The solution was both simple and magnificent. I rolled the bag tightly closed and tossed it casually onto the ground at my feet. I kicked dirt and leaves over my treasure, keeping a sharp lookout for any passerby taking too keen an interest in what I was doing.

The dirty work done, I walked away ten or twelve steps, then sped back to the bag’s shallow grave. I hadn’t completely covered it, so it was easy to find.

“Oh, boy!” I shouted, clapping my hands in ersatz glee. Prospective witnesses would swear under oath that I had never before seen my bag of individually wrapped bite-size peanut butter logs. My alibi established, I returned home triumphant, invulnerable.

I didn’t even need to hide the bag.

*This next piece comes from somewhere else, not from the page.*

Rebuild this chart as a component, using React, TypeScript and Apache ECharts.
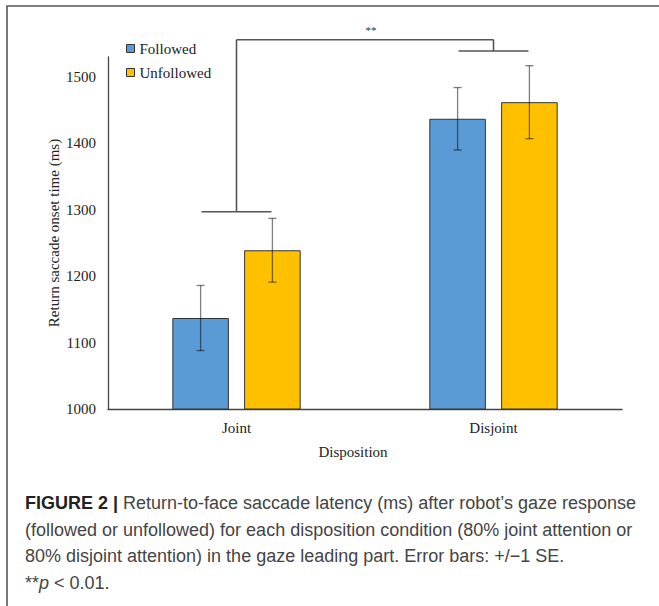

Of course, Mother spotted it immediately.

“What’cha got in that old, filthy bag, Jon-Jon?” The game begins. Pawn to King’s Bishop.

“Nuthin’,” I said. Knight to Queen’s Pawn.

“Lemme see.” No problem. I handed over the bag and grinned as she opened it. Pawn takes Knight. Plan ‘C’ was in full motion.

“Where did you get this?” Bishop to King’s Rook four.

She took the bait! Now all I had to do was to tell her the truth and she’d have no choice but to give me back my bag of peanut butter logs.

“I found it in the woods. I dug it up.” Queen takes Pawn. Checkmate!

“WHAT? You didn’t eat any of these, did you? Tell me you didn’t eat any.” She was upset. This wasn’t supposed to happen. She was supposed to give me my bag of candy and go back to making dinner.

My plan – my Great Plan – was unraveling. It was bursting into flames at Lakehurst. It was going down without enough life boats.

“How many did you eat?” Her voice was low and quaking.

“Seven?” I guessed. This wasn’t checkmate. Where had I gone wrong?

Mother was on the edge of full-blown panic. “Oh, God…stay right there. I’ll call the doctor – oh, I hope they’re not poisoned. No. No, I’ll call the police. They’ll know what to do. We’ll get your stomach pumped.”

Tears cascaded down her face. I never saw the endgame coming.

“Wait a minute,” she said. “What woods? We don’t have any woods.” Her tears dried instantly and she smiled at me. With teeth.

I had crafted the perfect chess match, but Mother had been playing poker.

What I carry today is not so much a scar as it is an inescapable and graphic reminder of a leather strap energetically wielded against my six-year old blue jeans. Most unforgettable of all was that night’s dinner – forty-three individually wrapped bite-size peanut butter logs.